:: MATERIAL PROVIDED ::
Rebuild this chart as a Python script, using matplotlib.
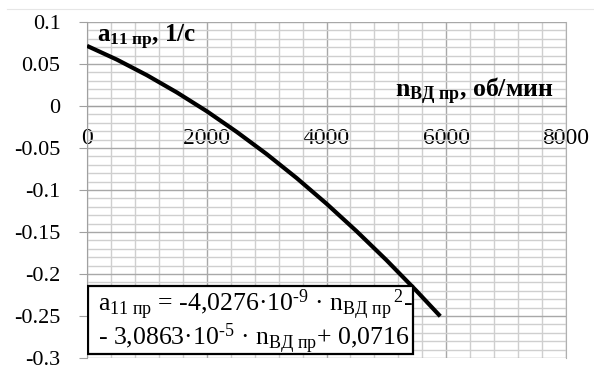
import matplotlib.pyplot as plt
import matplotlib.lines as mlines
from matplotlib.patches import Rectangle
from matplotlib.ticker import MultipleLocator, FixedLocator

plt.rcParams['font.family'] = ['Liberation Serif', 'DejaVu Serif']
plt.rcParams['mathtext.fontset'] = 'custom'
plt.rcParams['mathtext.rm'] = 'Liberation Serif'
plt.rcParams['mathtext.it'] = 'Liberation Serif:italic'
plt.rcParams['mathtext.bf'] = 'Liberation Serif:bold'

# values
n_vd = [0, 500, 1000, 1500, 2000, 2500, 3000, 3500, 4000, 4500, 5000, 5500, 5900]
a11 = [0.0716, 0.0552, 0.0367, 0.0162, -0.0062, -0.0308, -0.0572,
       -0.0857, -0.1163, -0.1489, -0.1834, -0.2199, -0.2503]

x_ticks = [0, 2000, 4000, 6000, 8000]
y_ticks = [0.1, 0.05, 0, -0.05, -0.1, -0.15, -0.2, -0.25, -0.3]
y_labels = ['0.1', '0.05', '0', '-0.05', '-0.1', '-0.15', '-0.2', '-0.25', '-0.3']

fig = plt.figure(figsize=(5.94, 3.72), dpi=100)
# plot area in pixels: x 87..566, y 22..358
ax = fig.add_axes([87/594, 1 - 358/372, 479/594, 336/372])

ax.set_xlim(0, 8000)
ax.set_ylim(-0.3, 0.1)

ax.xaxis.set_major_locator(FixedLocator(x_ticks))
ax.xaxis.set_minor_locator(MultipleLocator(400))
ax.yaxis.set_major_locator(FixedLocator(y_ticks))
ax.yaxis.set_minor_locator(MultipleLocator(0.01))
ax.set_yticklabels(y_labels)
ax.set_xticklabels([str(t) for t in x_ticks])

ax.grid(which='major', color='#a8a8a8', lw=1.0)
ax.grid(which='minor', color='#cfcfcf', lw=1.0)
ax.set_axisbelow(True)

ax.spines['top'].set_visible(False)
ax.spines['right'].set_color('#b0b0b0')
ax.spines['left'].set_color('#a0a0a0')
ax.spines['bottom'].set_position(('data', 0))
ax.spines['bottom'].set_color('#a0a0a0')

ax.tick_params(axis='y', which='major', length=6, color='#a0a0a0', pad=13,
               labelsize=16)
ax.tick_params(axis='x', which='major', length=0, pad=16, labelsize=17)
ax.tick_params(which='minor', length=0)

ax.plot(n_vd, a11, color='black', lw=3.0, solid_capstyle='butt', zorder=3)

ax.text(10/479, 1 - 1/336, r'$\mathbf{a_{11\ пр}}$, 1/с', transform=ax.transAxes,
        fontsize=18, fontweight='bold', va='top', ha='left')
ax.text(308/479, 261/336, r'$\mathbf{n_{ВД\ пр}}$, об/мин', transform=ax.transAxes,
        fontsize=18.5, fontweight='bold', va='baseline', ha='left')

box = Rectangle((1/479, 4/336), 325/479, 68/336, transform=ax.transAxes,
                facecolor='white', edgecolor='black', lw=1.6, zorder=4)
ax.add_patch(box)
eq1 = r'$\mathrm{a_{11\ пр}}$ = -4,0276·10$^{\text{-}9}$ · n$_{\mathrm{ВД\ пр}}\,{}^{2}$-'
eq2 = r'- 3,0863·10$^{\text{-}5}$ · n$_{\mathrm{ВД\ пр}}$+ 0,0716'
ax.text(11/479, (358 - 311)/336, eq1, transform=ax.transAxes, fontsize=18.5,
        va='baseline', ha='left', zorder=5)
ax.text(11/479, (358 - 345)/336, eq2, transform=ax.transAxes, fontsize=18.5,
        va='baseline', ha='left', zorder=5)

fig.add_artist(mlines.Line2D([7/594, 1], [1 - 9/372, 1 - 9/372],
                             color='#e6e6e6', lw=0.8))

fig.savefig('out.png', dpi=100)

:: WRITTEN INSTRUCTION ::
Return all of the data exactly as written, and drop the pictures.

:: RESPONSE TO THIS EXERCISE ::
Rebuild this chart as a Python script, using matplotlib.
import matplotlib.pyplot as plt
import matplotlib.lines as mlines
from matplotlib.patches import Rectangle
from matplotlib.ticker import MultipleLocator, FixedLocator

plt.rcParams['font.family'] = ['Liberation Serif', 'DejaVu Serif']
plt.rcParams['mathtext.fontset'] = 'custom'
plt.rcParams['mathtext.rm'] = 'Liberation Serif'
plt.rcParams['mathtext.it'] = 'Liberation Serif:italic'
plt.rcParams['mathtext.bf'] = 'Liberation Serif:bold'

# values
n_vd = [0, 500, 1000, 1500, 2000, 2500, 3000, 3500, 4000, 4500, 5000, 5500, 5900]
a11 = [0.0716, 0.0552, 0.0367, 0.0162, -0.0062, -0.0308, -0.0572,
       -0.0857, -0.1163, -0.1489, -0.1834, -0.2199, -0.2503]

x_ticks = [0, 2000, 4000, 6000, 8000]
y_ticks = [0.1, 0.05, 0, -0.05, -0.1, -0.15, -0.2, -0.25, -0.3]
y_labels = ['0.1', '0.05', '0', '-0.05', '-0.1', '-0.15', '-0.2', '-0.25', '-0.3']

fig = plt.figure(figsize=(5.94, 3.72), dpi=100)
# plot area in pixels: x 87..566, y 22..358
ax = fig.add_axes([87/594, 1 - 358/372, 479/594, 336/372])

ax.set_xlim(0, 8000)
ax.set_ylim(-0.3, 0.1)

ax.xaxis.set_major_locator(FixedLocator(x_ticks))
ax.xaxis.set_minor_locator(MultipleLocator(400))
ax.yaxis.set_major_locator(FixedLocator(y_ticks))
ax.yaxis.set_minor_locator(MultipleLocator(0.01))
ax.set_yticklabels(y_labels)
ax.set_xticklabels([str(t) for t in x_ticks])

ax.grid(which='major', color='#a8a8a8', lw=1.0)
ax.grid(which='minor', color='#cfcfcf', lw=1.0)
ax.set_axisbelow(True)

ax.spines['top'].set_visible(False)
ax.spines['right'].set_color('#b0b0b0')
ax.spines['left'].set_color('#a0a0a0')
ax.spines['bottom'].set_position(('data', 0))
ax.spines['bottom'].set_color('#a0a0a0')

ax.tick_params(axis='y', which='major', length=6, color='#a0a0a0', pad=13,
               labelsize=16)
ax.tick_params(axis='x', which='major', length=0, pad=16, labelsize=17)
ax.tick_params(which='minor', length=0)

ax.plot(n_vd, a11, color='black', lw=3.0, solid_capstyle='butt', zorder=3)

ax.text(10/479, 1 - 1/336, r'$\mathbf{a_{11\ пр}}$, 1/с', transform=ax.transAxes,
        fontsize=18, fontweight='bold', va='top', ha='left')
ax.text(308/479, 261/336, r'$\mathbf{n_{ВД\ пр}}$, об/мин', transform=ax.transAxes,
        fontsize=18.5, fontweight='bold', va='baseline', ha='left')

box = Rectangle((1/479, 4/336), 325/479, 68/336, transform=ax.transAxes,
                facecolor='white', edgecolor='black', lw=1.6, zorder=4)
ax.add_patch(box)
eq1 = r'$\mathrm{a_{11\ пр}}$ = -4,0276·10$^{\text{-}9}$ · n$_{\mathrm{ВД\ пр}}\,{}^{2}$-'
eq2 = r'- 3,0863·10$^{\text{-}5}$ · n$_{\mathrm{ВД\ пр}}$+ 0,0716'
ax.text(11/479, (358 - 311)/336, eq1, transform=ax.transAxes, fontsize=18.5,
        va='baseline', ha='left', zorder=5)
ax.text(11/479, (358 - 345)/336, eq2, transform=ax.transAxes, fontsize=18.5,
        va='baseline', ha='left', zorder=5)

fig.add_artist(mlines.Line2D([7/594, 1], [1 - 9/372, 1 - 9/372],
                             color='#e6e6e6', lw=0.8))

fig.savefig('out.png', dpi=100)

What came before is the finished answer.